→ **Aim**
Go through the entries below and collect each line with the string "this" in it.

──────────

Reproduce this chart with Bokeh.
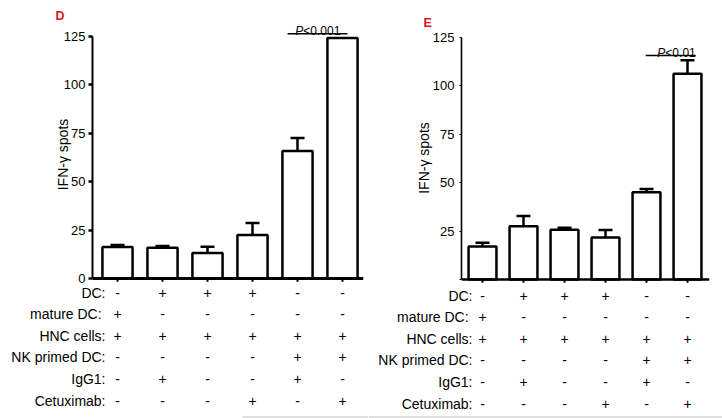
from bokeh.plotting import figure
from bokeh.models import (ColumnDataSource, Whisker, TeeHead, FixedTicker,
                          Range1d, Span, Label)
from bokeh.layouts import column, row
from bokeh.embed import file_html
from bokeh.resources import INLINE
from bokeh.core.properties import value

FONT = "Liberation Sans"

# ---------------- data ----------------
groups = [0, 1, 2, 3, 4, 5]
conditions = ["DC:", "mature  DC:", "HNC cells:", "NK primed DC:", "IgG1:", "Cetuximab:"]
dc_row = ["-", "+", "+", "+", "-", "-"]
mature_row = ["+", "-", "-", "-", "-", "-"]
hnc_row = ["+", "+", "+", "+", "+", "+"]
nk_row = ["-", "-", "-", "-", "+", "+"]
igg_row = ["-", "+", "-", "-", "+", "-"]
cetux_row = ["-", "-", "-", "+", "-", "+"]

d_mean = [16.2, 15.9, 13.1, 22.4, 65.7, 124.0]
d_upper = [17.3, 16.8, 16.4, 28.6, 72.4, 124.0]
e_mean = [17.0, 27.5, 25.7, 21.7, 45.0, 106.0]
e_upper = [19.0, 32.7, 26.7, 25.5, 46.7, 113.0]

y_ticks = [0, 25, 50, 75, 100, 125]
d_pvalue = "<0.001"
e_pvalue = "<0.01"

rows = [dc_row, mature_row, hnc_row, nk_row, igg_row, cetux_row]

PX = 1.94          # pixels per IFN-gamma unit
SPLIT = 286        # page y where the condition table starts
PAGE_H = 418


def base_fig(**kw):
    p = figure(output_backend="svg", toolbar_location=None, frame_align=False,
               **kw)
    p.outline_line_color = None
    p.grid.visible = False
    return p


def strip(letter, *, width, height, letter_x, letter_mid):
    p = base_fig(width=width, height=height, x_range=Range1d(0, width),
                 y_range=Range1d(-height, 0), x_axis_location=None,
                 y_axis_location=None, min_border=0)
    p.text(x=[letter_x], y=[-letter_mid], text=[letter], text_align="left",
           text_baseline="middle", text_font=value(FONT),
           text_font_size=value("12.5px"), text_font_style="bold",
           text_color="#e3121b")
    return p


def chart(means, uppers, pvalue, *, width, left, right, top, zero_px,
          px_per_group, first_px, heavy, show_zero, bar_w, label_standoff,
          tick_standoff, bracket, ptext):
    height = SPLIT - top
    frame_w = width - left - right
    x_start = -(first_px - left) / px_per_group
    x_end = x_start + frame_w / px_per_group
    y_end = (zero_px - top) / PX
    y_start = -(SPLIT - zero_px) / PX
    p = base_fig(width=width, height=height, x_range=Range1d(x_start, x_end),
                 y_range=Range1d(y_start, y_end), title=None,
                 x_axis_location=None, min_border_left=left,
                 min_border_right=right, min_border_top=0, min_border_bottom=0)

    src = ColumnDataSource(dict(x=groups, top=means, upper=uppers))
    p.vbar(x="x", top="top", bottom=0, width=bar_w, source=src,
           fill_color="white", line_color="black", line_width=2.5)

    keep = [i for i in range(len(groups)) if uppers[i] > means[i]]
    wsrc = ColumnDataSource(dict(x=[groups[i] for i in keep],
                                 lower=[means[i] for i in keep],
                                 upper=[uppers[i] for i in keep]))
    p.add_layout(Whisker(source=wsrc, base="x", lower="lower", upper="upper",
                         dimension="height", line_color="black", line_width=2.5,
                         lower_head=None,
                         upper_head=TeeHead(size=14, line_width=2.5,
                                            line_color="black")))

    # x axis line at zero with category ticks
    p.add_layout(Span(location=0, dimension="width", line_color="black",
                      line_width=3 if heavy else 2.5))
    p.segment(x0=groups, y0=[0] * len(groups), x1=groups,
              y1=[-3.2 / PX] * len(groups), line_color="black", line_width=2)

    # y axis
    ya = p.yaxis[0]
    ya.ticker = FixedTicker(ticks=y_ticks)
    ya.bounds = (0, 125)
    ya.axis_line_color = "black"
    ya.axis_line_width = 2 if heavy else 1.6
    ya.major_tick_line_width = 2.5 if heavy else 1.2
    ya.major_tick_out = 4 if heavy else 2
    ya.major_tick_in = 0
    ya.minor_tick_line_color = None
    ya.major_label_text_font = FONT
    ya.major_label_text_font_size = "13px"
    ya.major_label_text_color = "black"
    ya.major_label_standoff = tick_standoff
    if not show_zero:
        ya.major_label_overrides = {0: ""}
    ya.axis_label = "IFN-\u03b3 spots"
    ya.axis_label_text_font = FONT
    ya.axis_label_text_font_size = "14px"
    ya.axis_label_text_font_style = "normal"
    ya.axis_label_text_color = "black"
    ya.axis_label_standoff = label_standoff

    # significance bracket
    bx0, bx1, by = bracket
    p.line(x=[bx0, bx1], y=[by, by], line_color="black", line_width=1.5)
    tx, ty = ptext
    p.add_layout(Label(x=tx, y=ty, text="P", text_font=FONT,
                       text_font_size="12px", text_font_style="italic",
                       text_color="black", text_align="right",
                       text_baseline="alphabetic"))
    p.add_layout(Label(x=tx, y=ty, text=pvalue, text_font=FONT,
                       text_font_size="12px", text_color="black",
                       text_align="left", text_baseline="alphabetic"))
    return p


def table(*, width, px_per_group, first_px, row_first, row_gap, label_dx,
          gray_from_px):
    height = PAGE_H - SPLIT
    x_start = -first_px / px_per_group
    x_end = x_start + width / px_per_group
    p = base_fig(width=width, height=height, x_range=Range1d(x_start, x_end),
                 y_range=Range1d(-height, 0), x_axis_location=None,
                 y_axis_location=None, min_border=0)

    xs, ys, ts = [], [], []
    for r, vals in enumerate(rows):
        for g, s in zip(groups, vals):
            xs.append(g)
            ys.append(-(row_first + r * row_gap))
            ts.append(s)
    p.text(x=xs, y=ys, text=ts, text_align="center", text_baseline="middle",
           text_font=value(FONT), text_font_size=value("14px"),
           text_color="black")
    p.text(x=[groups[0]] * len(conditions),
           y=[-(row_first + r * row_gap) for r in range(len(conditions))],
           text=conditions, x_offset=label_dx, text_align="right",
           text_baseline="middle", text_font=value(FONT),
           text_font_size=value("14px"), text_color="black")
    # faint rule at the foot of the figure
    gx0 = x_start + gray_from_px / px_per_group
    p.line(x=[gx0, x_end], y=[-(height - 1.5)] * 2, line_color="#d4d4d4",
           line_width=1.5)
    return p


D_TOP, E_TOP = 22, 29

sD = strip("D", width=368, height=D_TOP, letter_x=55, letter_mid=15)
sE = strip("E", width=354, height=E_TOP, letter_x=55, letter_mid=22)

pD = chart(d_mean, d_upper, d_pvalue, width=368, left=92, right=5,
           top=D_TOP, zero_px=278, px_per_group=45, first_px=117, heavy=True,
           show_zero=True, bar_w=0.67, label_standoff=-10, tick_standoff=3,
           bracket=(groups[4] - 0.22, groups[5] + 0.11, d_mean[5] + 2.1),
           ptext=(groups[4] + 0.13, d_mean[5] + 3.5))

pE = chart(e_mean, e_upper, e_pvalue, width=354, left=93, right=13,
           top=E_TOP, zero_px=279, px_per_group=41, first_px=482 - 368,
           heavy=False, show_zero=False, bar_w=0.68, label_standoff=-2,
           tick_standoff=5,
           bracket=(groups[4] - 0.02, groups[5] + 0.2, e_upper[5] + 2.5),
           ptext=(groups[4] + 0.46, e_upper[5] + 4.0))

tD = table(width=368, px_per_group=45, first_px=117, row_first=6,
           row_gap=21.6, label_dx=-12, gray_from_px=242)
tE = table(width=354, px_per_group=41, first_px=482 - 368, row_first=9,
           row_gap=21.6, label_dx=-10, gray_from_px=0)

layout = row(column(sD, pD, tD), column(sE, pE, tE))
open("out.html", "w").write(file_html(layout, INLINE))
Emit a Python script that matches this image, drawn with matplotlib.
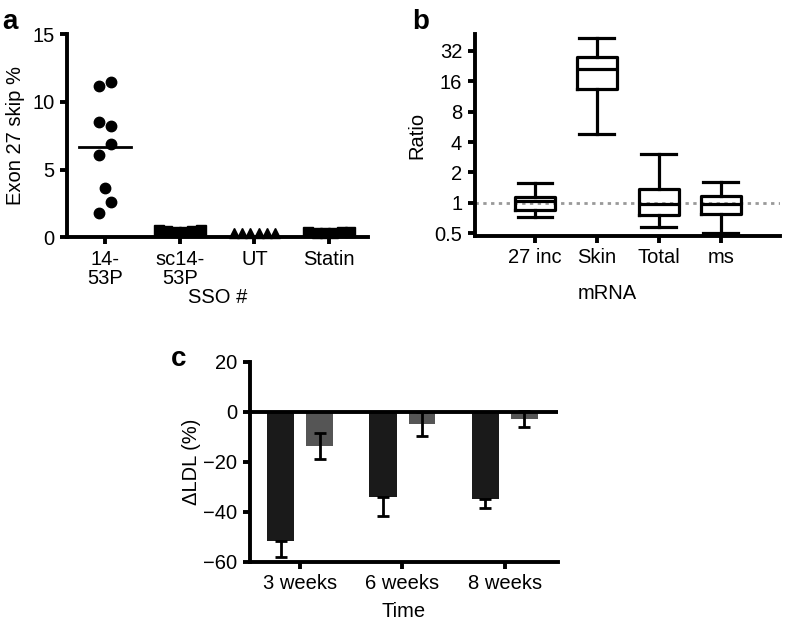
import numpy as np
import matplotlib
matplotlib.use("Agg")
import matplotlib.pyplot as plt

plt.rcParams["font.family"] = ["Liberation Sans", "DejaVu Sans"]
plt.rcParams["axes.unicode_minus"] = True

# panel a: exon 27 skipping per SSO
sso_labels = ["14-\n53P", "sc14-\n53P", "UT", "Statin"]
skip_1453p = [11.2, 11.5, 8.5, 8.2, 6.9, 6.1, 3.6, 2.6, 1.8]
skip_1453p_median = 6.7
skip_sc = [0.5, 0.45, 0.4, 0.4, 0.45, 0.5]
skip_ut = [0.3, 0.3, 0.3, 0.3, 0.3, 0.3]
skip_statin = [0.35, 0.3, 0.3, 0.3, 0.35, 0.35]

# panel b: box plot stats (whislo, q1, med, q3, whishi)
mrna_labels = ["27 inc", "Skin", "Total", "ms"]
box_whislo = [0.73, 4.8, 0.58, 0.5]
box_q1 = [0.84, 13.4, 0.75, 0.78]
box_med = [1.03, 21.0, 0.98, 0.97]
box_q3 = [1.13, 28.0, 1.37, 1.16]
box_whishi = [1.58, 43.0, 3.07, 1.6]

# panel c: LDL change
time_labels = ["3 weeks", "6 weeks", "8 weeks"]
ldl_sso = [-51.6, -34.0, -35.0]
ldl_sso_err = [6.4, 7.7, 3.7]
ldl_ctrl = [-13.7, -4.8, -3.0]
ldl_ctrl_err = [5.3, 4.8, 3.3]

LW = 2.8
FS = 14.5

fig = plt.figure(figsize=(7.86, 6.24), dpi=100)


def style(ax):
    for s in ["top", "right"]:
        ax.spines[s].set_visible(False)
    for s in ["left", "bottom"]:
        ax.spines[s].set_linewidth(LW)
    ax.tick_params(width=LW, length=5, labelsize=FS, direction="out", pad=4)


# ---- a ----
axa = fig.add_axes([0.0852, 0.620, 0.383, 0.325])
style(axa)
x0 = np.array([-0.08, 0.08, -0.08, 0.08, 0.08, -0.08, 0.0, 0.08, -0.08])
axa.plot(0 + x0, skip_1453p, "o", color="black", ms=7.5, clip_on=False)
axa.plot([-0.35, 0.35], [skip_1453p_median] * 2, color="black", lw=2)
for i, (vals, m) in enumerate([(skip_sc, "s"), (skip_ut, "^"), (skip_statin, "s")], start=1):
    offs = np.linspace(-0.28, 0.28, len(vals))
    axa.plot(i + offs, vals, m, color="black", ms=7 if m == "s" else 6.5, clip_on=False)
axa.set_xlim(-0.51, 3.52)
axa.set_ylim(0, 15)
axa.set_yticks([0, 5, 10, 15])
axa.set_xticks(range(4))
axa.set_xticklabels(sso_labels, linespacing=1.05)
axa.set_ylabel("Exon 27 skip %", fontsize=FS, labelpad=5)
axa.set_xlabel("SSO #", fontsize=FS, labelpad=0)
fig.text(0.003, 0.985, "a", fontsize=20, fontweight="bold", va="top")

# ---- b ----
axb = fig.add_axes([0.604, 0.622, 0.388, 0.3235])
style(axb)
stats = []
for lo, q1, md, q3, hi in zip(box_whislo, box_q1, box_med, box_q3, box_whishi):
    stats.append({"whislo": lo, "q1": q1, "med": md, "q3": q3, "whishi": hi})
axb.axhline(1, color="#999999", lw=2, ls=(0, (1.2, 1.6)), zorder=1)
lp = dict(color="black", linewidth=2.3)
axb.bxp(stats, positions=range(4), widths=0.65, showfliers=False,
        boxprops=lp, whiskerprops=lp, capprops=lp, medianprops=lp,
        patch_artist=False, capwidths=0.56, manage_ticks=False)
axb.set_yscale("log", base=2)
axb.set_ylim(0.47, 47)
axb.set_yticks([0.5, 1, 2, 4, 8, 16, 32])
axb.set_yticklabels(["0.5", "1", "2", "4", "8", "16", "32"])
axb.minorticks_off()
axb.set_xlim(-0.97, 3.95)
axb.set_xticks(range(4))
axb.set_xticklabels(mrna_labels)
axb.set_ylabel("Ratio", fontsize=FS, labelpad=6)
axb.set_xlabel("mRNA", fontsize=FS)
axb.xaxis.set_label_coords(0.433, -0.24)
fig.text(0.524, 0.985, "b", fontsize=20, fontweight="bold", va="top")

# ---- c ----
axc = fig.add_axes([0.318, 0.0998, 0.392, 0.3206])
style(axc)
xc = np.arange(3)
axc.bar(xc - 0.19, ldl_sso, width=0.27, color="#1a1a1a", zorder=2)
axc.bar(xc + 0.19, ldl_ctrl, width=0.26, color="#555555", zorder=2)
axc.errorbar(xc - 0.19, ldl_sso, yerr=[ldl_sso_err, [0] * 3], fmt="none", ecolor="black",
             elinewidth=2, capsize=4, capthick=2, zorder=3)
axc.errorbar(xc + 0.19, ldl_ctrl, yerr=ldl_ctrl_err, fmt="none", ecolor="black",
             elinewidth=2, capsize=4, capthick=2, zorder=3)
axc.axhline(0, color="black", lw=LW, zorder=4)
axc.set_xlim(-0.49, 2.52)
axc.set_ylim(-60, 20)
axc.set_yticks([-60, -40, -20, 0, 20])
axc.set_xticks(xc)
axc.set_xticklabels(time_labels)
axc.set_ylabel("\u0394LDL (%)", fontsize=FS, labelpad=2)
axc.set_xlabel("Time", fontsize=FS, labelpad=6)
fig.text(0.218, 0.445, "c", fontsize=20, fontweight="bold", va="top")

fig.savefig("out.png", dpi=100)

──────────

→ **Solution**
Reproduce this chart with Bokeh.
Emit a Python script that matches this image, drawn with matplotlib.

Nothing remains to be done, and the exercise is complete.